As sure as winter turns to spring, gloom turns to boom in the media when it comes to the reporting of property prices.
Last spring, banking analysts were predicting property prices in Melbourne to fall by 10, 15, even 20 percent.
They cited rapidly increasing interest rates, the impending mortgage rate cliff, distressed selling and the associated surplus of supply and lack of demand to put strong downward pressure on property prices.
As usual, they were wrong.
The market had already been easing for about 10 months by then, well before interest rates starting going up.
Our market (houses in Stonnington) came off roughly 10 percent between October 2021 and December 2022.
Prices have been improving ever since.
What the pundits didn’t predict was that supply would remain so tight, and demand so resilient (helped by record immigration into Melbourne) that prices actually started to increase even as interest rates approached their peak.

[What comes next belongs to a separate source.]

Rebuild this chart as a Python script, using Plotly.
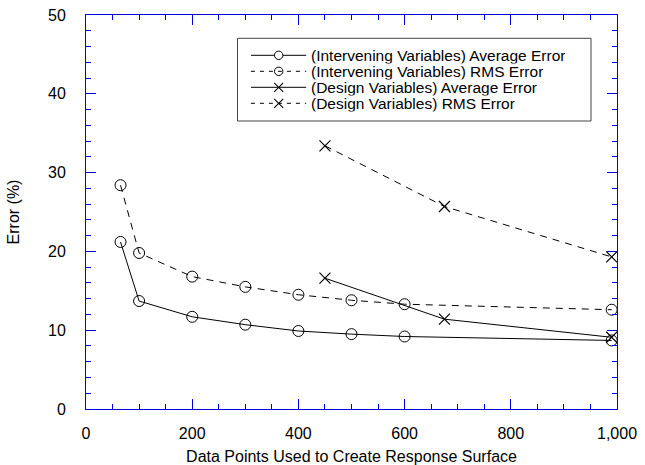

This week, KPMG released a report predicting house prices to boom next year – around 15 percent in Melbourne by 2025 and 20-25 percent in some other capital cities.
KPMG cited a chronic undersupply of property, increased demand (fortified by record immigration), and interest rate cuts predicted in 2024 to put upward pressure on prices.
This report was of course picked up and blasted out by media outlets around the country, with the same zest and sensationalism as last year, the only difference being the verb at the end of the headline…
“Property prices set to crash / soar”
As always, we take this reporting with a grain of salt.
It’s a talking point, but should not form a meaningful part of your decision to buy or sell property.
When it comes to these property price predictions, it reminds me of that great line in Anchorman, “60 percent of the time [they get it wrong], every time…”
For those with our ears to the ground transacting property on a weekly basis, the market is proving very resilient and prices seem to be holding up or slightly improving month by month.
Whether this means that prices will remain relatively flat for the next 12 months, or the recovery will pick up steam, or we will see another (unexpected) correction, is anyone’s guess.
Real estate is a long game. Those who ignore the noise and make long term, pragmatic decisions tend to be rewarded.
Those who pay too much heed to the seasonal fluctuations, media reporting, or try to time the market perfectly tend to get left behind.